<<<<

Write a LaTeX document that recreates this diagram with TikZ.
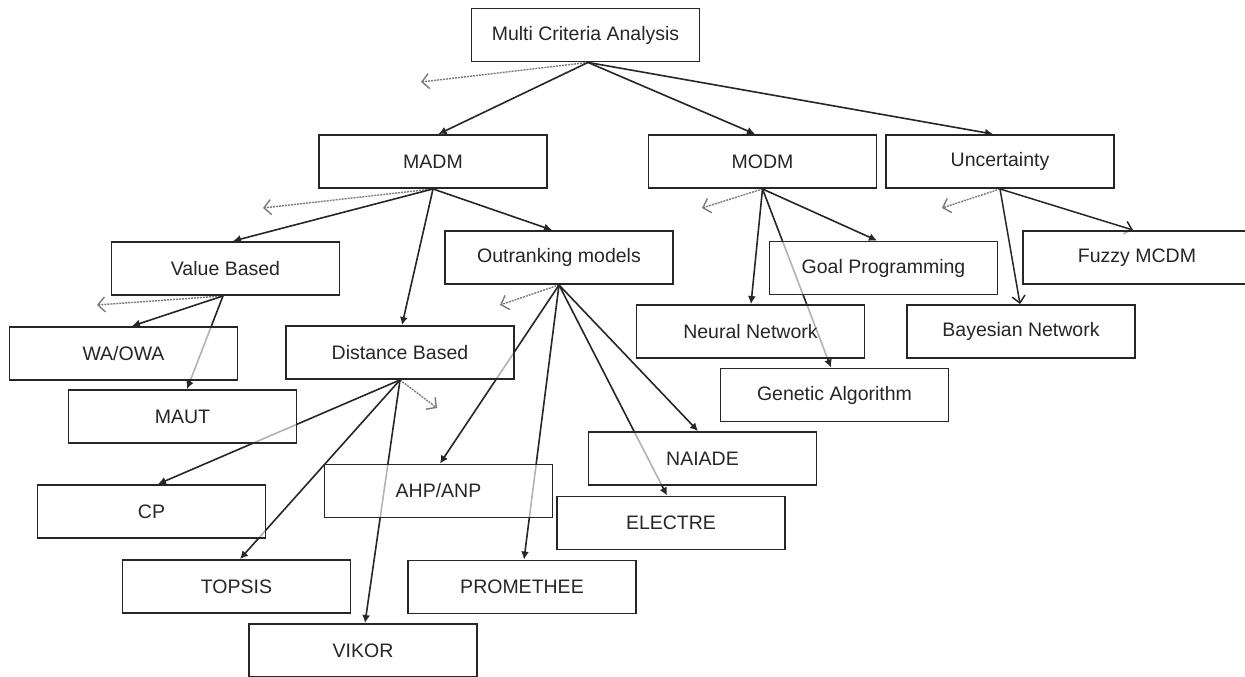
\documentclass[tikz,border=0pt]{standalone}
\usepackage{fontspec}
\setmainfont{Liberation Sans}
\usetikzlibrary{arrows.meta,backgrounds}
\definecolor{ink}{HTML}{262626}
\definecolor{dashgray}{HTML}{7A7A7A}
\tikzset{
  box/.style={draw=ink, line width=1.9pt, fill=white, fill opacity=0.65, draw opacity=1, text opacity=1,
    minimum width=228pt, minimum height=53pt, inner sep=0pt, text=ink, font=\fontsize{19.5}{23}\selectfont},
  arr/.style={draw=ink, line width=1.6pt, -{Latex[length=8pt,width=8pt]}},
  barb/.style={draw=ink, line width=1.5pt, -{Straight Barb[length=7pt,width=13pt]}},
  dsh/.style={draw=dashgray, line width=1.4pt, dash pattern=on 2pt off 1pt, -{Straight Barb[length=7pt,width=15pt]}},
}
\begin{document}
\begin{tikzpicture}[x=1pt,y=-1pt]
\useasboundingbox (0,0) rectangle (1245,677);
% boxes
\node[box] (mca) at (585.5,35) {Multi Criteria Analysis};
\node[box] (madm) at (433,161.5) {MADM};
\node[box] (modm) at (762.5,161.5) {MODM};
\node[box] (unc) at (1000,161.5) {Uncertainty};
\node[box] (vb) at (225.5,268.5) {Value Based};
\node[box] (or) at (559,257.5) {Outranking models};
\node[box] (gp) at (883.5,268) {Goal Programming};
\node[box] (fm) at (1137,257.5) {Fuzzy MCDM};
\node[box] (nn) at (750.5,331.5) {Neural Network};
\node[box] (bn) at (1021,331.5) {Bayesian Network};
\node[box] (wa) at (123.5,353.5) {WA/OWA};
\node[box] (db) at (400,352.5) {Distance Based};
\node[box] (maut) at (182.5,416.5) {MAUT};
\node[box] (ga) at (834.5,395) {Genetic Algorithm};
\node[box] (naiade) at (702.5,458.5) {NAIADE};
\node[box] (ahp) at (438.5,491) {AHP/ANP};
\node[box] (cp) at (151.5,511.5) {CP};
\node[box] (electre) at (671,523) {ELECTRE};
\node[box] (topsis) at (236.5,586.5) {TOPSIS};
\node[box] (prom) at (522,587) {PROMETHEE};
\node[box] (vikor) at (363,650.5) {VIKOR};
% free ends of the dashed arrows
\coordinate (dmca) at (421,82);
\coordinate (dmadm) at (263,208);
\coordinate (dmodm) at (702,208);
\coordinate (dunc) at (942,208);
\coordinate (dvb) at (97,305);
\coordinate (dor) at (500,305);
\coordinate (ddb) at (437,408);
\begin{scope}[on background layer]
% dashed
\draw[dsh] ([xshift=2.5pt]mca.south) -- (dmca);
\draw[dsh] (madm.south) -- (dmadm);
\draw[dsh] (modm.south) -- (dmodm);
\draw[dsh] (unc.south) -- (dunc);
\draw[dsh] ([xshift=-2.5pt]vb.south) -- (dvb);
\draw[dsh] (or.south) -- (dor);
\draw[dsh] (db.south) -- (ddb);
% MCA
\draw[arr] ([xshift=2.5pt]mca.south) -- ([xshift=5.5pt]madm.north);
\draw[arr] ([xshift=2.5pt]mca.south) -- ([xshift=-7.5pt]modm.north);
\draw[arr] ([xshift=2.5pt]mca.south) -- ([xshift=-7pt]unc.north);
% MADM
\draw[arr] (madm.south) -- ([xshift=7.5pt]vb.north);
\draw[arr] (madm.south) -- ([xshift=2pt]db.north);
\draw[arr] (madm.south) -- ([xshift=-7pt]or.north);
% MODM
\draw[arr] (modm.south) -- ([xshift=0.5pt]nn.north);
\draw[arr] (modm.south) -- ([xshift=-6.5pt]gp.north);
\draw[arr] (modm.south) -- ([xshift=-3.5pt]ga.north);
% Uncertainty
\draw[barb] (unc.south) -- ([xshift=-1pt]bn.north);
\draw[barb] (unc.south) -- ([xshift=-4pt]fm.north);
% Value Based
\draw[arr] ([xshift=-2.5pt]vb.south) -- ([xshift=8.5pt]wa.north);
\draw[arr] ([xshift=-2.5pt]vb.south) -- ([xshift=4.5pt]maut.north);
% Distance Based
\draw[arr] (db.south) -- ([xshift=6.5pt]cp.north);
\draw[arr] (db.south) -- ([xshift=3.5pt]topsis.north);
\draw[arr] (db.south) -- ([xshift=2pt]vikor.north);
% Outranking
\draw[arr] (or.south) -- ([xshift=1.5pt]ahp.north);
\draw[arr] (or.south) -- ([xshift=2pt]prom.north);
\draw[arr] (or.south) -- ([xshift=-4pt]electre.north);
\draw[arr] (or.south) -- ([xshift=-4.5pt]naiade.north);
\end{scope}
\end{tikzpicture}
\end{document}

>>>>
<<<<

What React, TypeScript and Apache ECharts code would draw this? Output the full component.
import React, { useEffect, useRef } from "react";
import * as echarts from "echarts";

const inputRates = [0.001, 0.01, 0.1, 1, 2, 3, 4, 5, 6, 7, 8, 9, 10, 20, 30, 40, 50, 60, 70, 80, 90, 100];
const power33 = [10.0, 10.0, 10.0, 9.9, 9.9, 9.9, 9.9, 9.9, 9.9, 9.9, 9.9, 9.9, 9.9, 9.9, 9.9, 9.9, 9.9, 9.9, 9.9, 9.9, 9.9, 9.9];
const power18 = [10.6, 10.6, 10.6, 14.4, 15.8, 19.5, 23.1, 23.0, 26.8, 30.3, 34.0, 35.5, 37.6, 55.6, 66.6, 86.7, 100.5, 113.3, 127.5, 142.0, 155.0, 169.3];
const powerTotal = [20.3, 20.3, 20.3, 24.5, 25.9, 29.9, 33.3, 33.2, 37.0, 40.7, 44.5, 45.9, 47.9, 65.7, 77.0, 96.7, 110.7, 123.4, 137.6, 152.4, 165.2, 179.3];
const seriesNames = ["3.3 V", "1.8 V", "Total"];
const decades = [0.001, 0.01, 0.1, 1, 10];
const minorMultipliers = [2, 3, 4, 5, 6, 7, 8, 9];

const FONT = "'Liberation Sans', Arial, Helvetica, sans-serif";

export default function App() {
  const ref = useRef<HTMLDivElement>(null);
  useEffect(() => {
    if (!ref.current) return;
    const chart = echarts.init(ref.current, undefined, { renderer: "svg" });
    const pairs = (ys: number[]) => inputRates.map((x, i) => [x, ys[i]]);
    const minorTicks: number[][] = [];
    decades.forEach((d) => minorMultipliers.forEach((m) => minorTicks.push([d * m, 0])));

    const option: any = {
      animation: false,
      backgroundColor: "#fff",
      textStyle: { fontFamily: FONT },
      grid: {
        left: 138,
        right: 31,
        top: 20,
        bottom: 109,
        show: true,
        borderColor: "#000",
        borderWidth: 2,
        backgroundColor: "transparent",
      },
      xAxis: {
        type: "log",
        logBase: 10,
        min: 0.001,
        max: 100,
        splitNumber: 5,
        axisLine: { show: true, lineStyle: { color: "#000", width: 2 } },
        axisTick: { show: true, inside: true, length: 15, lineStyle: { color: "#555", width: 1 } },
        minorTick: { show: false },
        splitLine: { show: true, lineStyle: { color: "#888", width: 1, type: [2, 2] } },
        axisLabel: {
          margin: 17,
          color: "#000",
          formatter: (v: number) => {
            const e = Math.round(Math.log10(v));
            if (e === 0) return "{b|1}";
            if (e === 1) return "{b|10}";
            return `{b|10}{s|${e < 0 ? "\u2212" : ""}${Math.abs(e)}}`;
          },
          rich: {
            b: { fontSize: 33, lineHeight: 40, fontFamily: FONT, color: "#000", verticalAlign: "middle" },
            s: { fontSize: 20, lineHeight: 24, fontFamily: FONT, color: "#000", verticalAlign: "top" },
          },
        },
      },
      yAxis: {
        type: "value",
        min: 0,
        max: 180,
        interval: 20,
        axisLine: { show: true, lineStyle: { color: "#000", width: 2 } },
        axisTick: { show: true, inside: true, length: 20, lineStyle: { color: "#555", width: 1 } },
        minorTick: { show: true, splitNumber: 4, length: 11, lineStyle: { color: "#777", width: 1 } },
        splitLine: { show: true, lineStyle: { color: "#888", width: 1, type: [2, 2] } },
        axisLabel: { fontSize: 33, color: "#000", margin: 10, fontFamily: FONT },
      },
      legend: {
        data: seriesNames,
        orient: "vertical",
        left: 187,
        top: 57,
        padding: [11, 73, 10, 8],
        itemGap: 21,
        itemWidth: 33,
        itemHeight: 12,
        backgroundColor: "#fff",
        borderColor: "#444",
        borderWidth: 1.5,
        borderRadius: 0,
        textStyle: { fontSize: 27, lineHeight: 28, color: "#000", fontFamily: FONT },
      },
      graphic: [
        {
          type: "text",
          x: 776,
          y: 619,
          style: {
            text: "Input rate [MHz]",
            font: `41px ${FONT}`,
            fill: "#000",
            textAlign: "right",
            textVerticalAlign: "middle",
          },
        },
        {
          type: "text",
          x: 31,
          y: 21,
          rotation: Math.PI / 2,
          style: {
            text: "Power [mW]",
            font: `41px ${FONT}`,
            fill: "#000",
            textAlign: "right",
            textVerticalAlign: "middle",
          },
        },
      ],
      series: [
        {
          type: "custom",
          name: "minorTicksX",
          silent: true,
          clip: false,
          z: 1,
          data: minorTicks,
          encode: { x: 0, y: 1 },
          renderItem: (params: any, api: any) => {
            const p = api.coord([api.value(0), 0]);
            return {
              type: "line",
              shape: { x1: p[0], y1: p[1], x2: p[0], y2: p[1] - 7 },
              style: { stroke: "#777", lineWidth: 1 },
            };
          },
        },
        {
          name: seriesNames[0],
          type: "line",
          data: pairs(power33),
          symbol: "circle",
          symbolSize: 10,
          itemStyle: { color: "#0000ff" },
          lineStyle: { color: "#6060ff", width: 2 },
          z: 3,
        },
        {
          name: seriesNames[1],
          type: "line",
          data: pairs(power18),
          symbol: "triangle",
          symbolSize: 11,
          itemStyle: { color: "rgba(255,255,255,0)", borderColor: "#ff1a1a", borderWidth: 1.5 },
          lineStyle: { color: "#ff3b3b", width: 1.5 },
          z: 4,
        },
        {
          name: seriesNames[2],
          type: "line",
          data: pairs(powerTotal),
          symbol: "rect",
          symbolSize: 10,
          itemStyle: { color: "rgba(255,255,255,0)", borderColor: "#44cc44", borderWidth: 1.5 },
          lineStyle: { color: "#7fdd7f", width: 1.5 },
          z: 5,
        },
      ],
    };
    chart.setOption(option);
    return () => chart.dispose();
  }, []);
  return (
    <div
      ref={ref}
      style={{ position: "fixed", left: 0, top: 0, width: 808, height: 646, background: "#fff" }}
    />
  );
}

>>>>

### Given problem
Above are the entries. Quote exactly the lines from the one bearing "What React, TypeScript" through the one bearing "decades.forEach((d) => minorMultipliers.forEach((m)".

### Expected answer
What React, TypeScript and Apache ECharts code would draw this? Output the full component.
import React, { useEffect, useRef } from "react";
import * as echarts from "echarts";

const inputRates = [0.001, 0.01, 0.1, 1, 2, 3, 4, 5, 6, 7, 8, 9, 10, 20, 30, 40, 50, 60, 70, 80, 90, 100];
const power33 = [10.0, 10.0, 10.0, 9.9, 9.9, 9.9, 9.9, 9.9, 9.9, 9.9, 9.9, 9.9, 9.9, 9.9, 9.9, 9.9, 9.9, 9.9, 9.9, 9.9, 9.9, 9.9];
const power18 = [10.6, 10.6, 10.6, 14.4, 15.8, 19.5, 23.1, 23.0, 26.8, 30.3, 34.0, 35.5, 37.6, 55.6, 66.6, 86.7, 100.5, 113.3, 127.5, 142.0, 155.0, 169.3];
const powerTotal = [20.3, 20.3, 20.3, 24.5, 25.9, 29.9, 33.3, 33.2, 37.0, 40.7, 44.5, 45.9, 47.9, 65.7, 77.0, 96.7, 110.7, 123.4, 137.6, 152.4, 165.2, 179.3];
const seriesNames = ["3.3 V", "1.8 V", "Total"];
const decades = [0.001, 0.01, 0.1, 1, 10];
const minorMultipliers = [2, 3, 4, 5, 6, 7, 8, 9];

const FONT = "'Liberation Sans', Arial, Helvetica, sans-serif";

export default function App() {
  const ref = useRef<HTMLDivElement>(null);
  useEffect(() => {
    if (!ref.current) return;
    const chart = echarts.init(ref.current, undefined, { renderer: "svg" });
    const pairs = (ys: number[]) => inputRates.map((x, i) => [x, ys[i]]);
    const minorTicks: number[][] = [];
    decades.forEach((d) => minorMultipliers.forEach((m) => minorTicks.push([d * m, 0])));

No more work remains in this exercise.